0 Allow per-process and system-wide profiling, but no raw tracepoints.
1 Allow per-process user- and kernel-level profiling, but no system-wide (per-CPU) events (default before Linux 4.6).
>= 2 Only per-process user-level measurements allowed (default since Linux 4.6).

Some distribution kernels (e.g., Ubuntu and Android) add levels 3 and above that disallow perf_event_open for unprivileged users entirely.

If the setting is too restrictive, opening counters fails with an error like:

Cannot open perf counter (error no 13): insufficient access rights to start the counter,
e.g., profiling a not user-owned process or perf_event_paranoid value too high

To resolve this, either lower the paranoid level or adjust your monitoring configuration.

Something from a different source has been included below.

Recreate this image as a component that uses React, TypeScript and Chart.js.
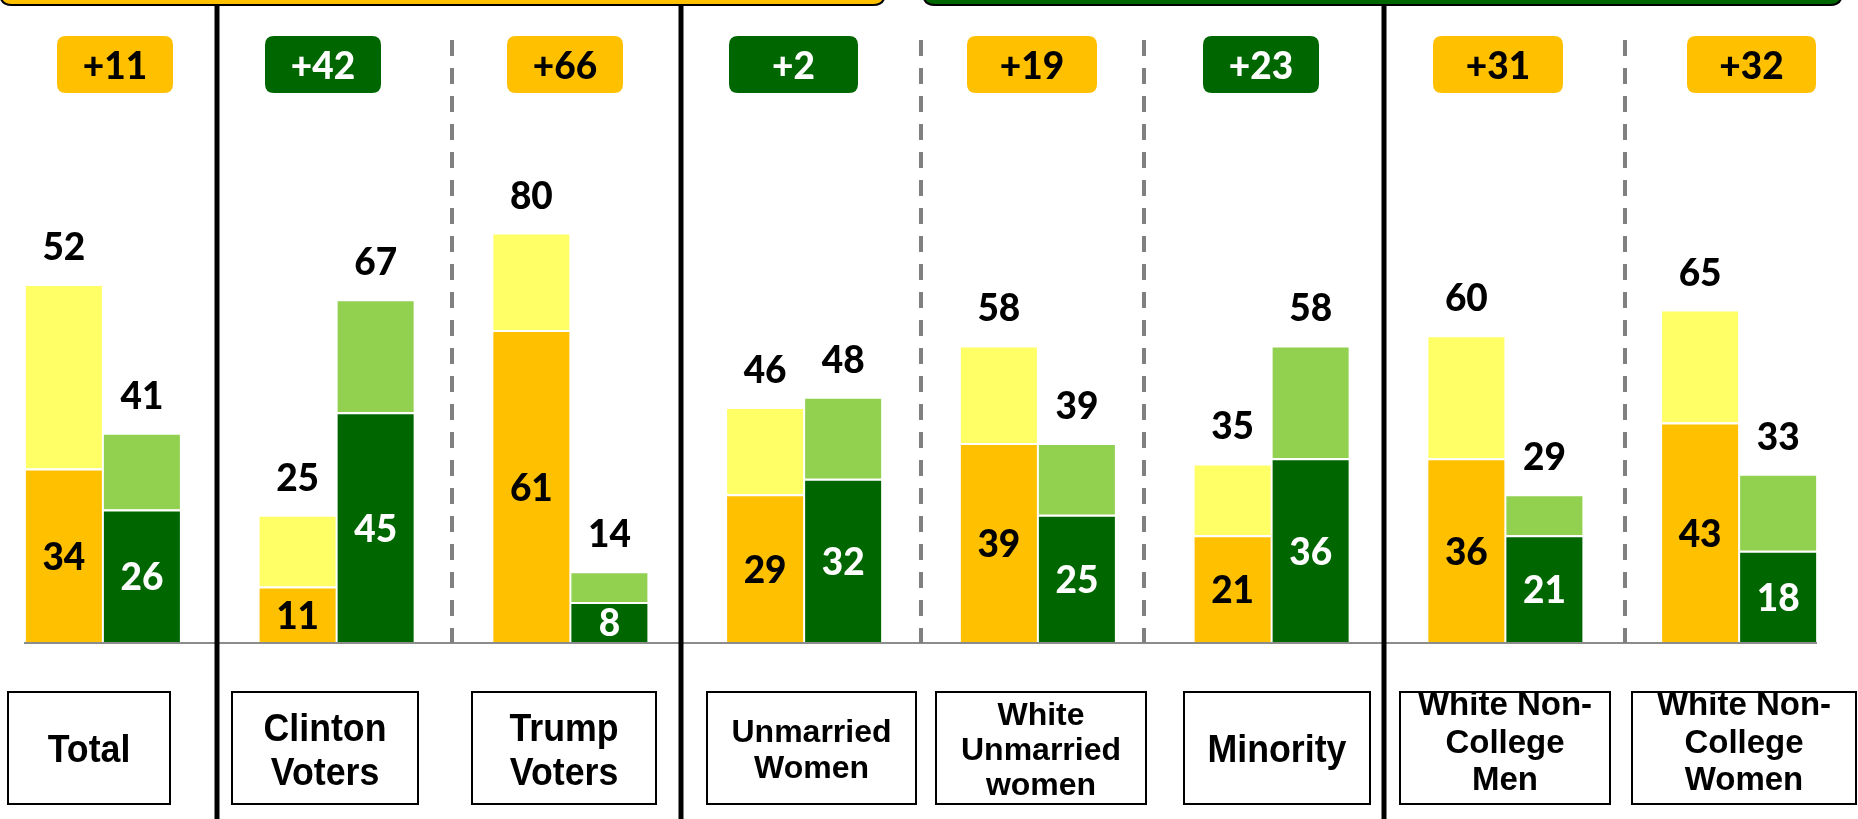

Setting the Perf Paranoid Value

Temporarily (until reboot):

sudo sysctl -w kernel.perf_event_paranoid=-1

Persistently, add to /etc/sysctl.conf:

kernel.perf_event_paranoid = -1

Then apply:

sudo sysctl --system

Adjusting Monitoring Configuration

By default, perf-cpp records kernel and hypervisor activity alongside user-level activity. At paranoid level 2 or higher, the kernel rejects this for unprivileged users, so opening counters fails even for plain events like instructions. If you cannot lower the paranoid level, disable kernel- and hypervisor-level measurements instead:

auto config = perf::Config{};
config.include_kernel(false);       /// Disable kernel event recording.
config.include_hypervisor(false);   /// Disable hypervisor event recording.

auto event_counter = perf::EventCounter{ config };
event_counter.add({"instructions", "cycles"});

event_counter.start(); /// Will only record user-level events.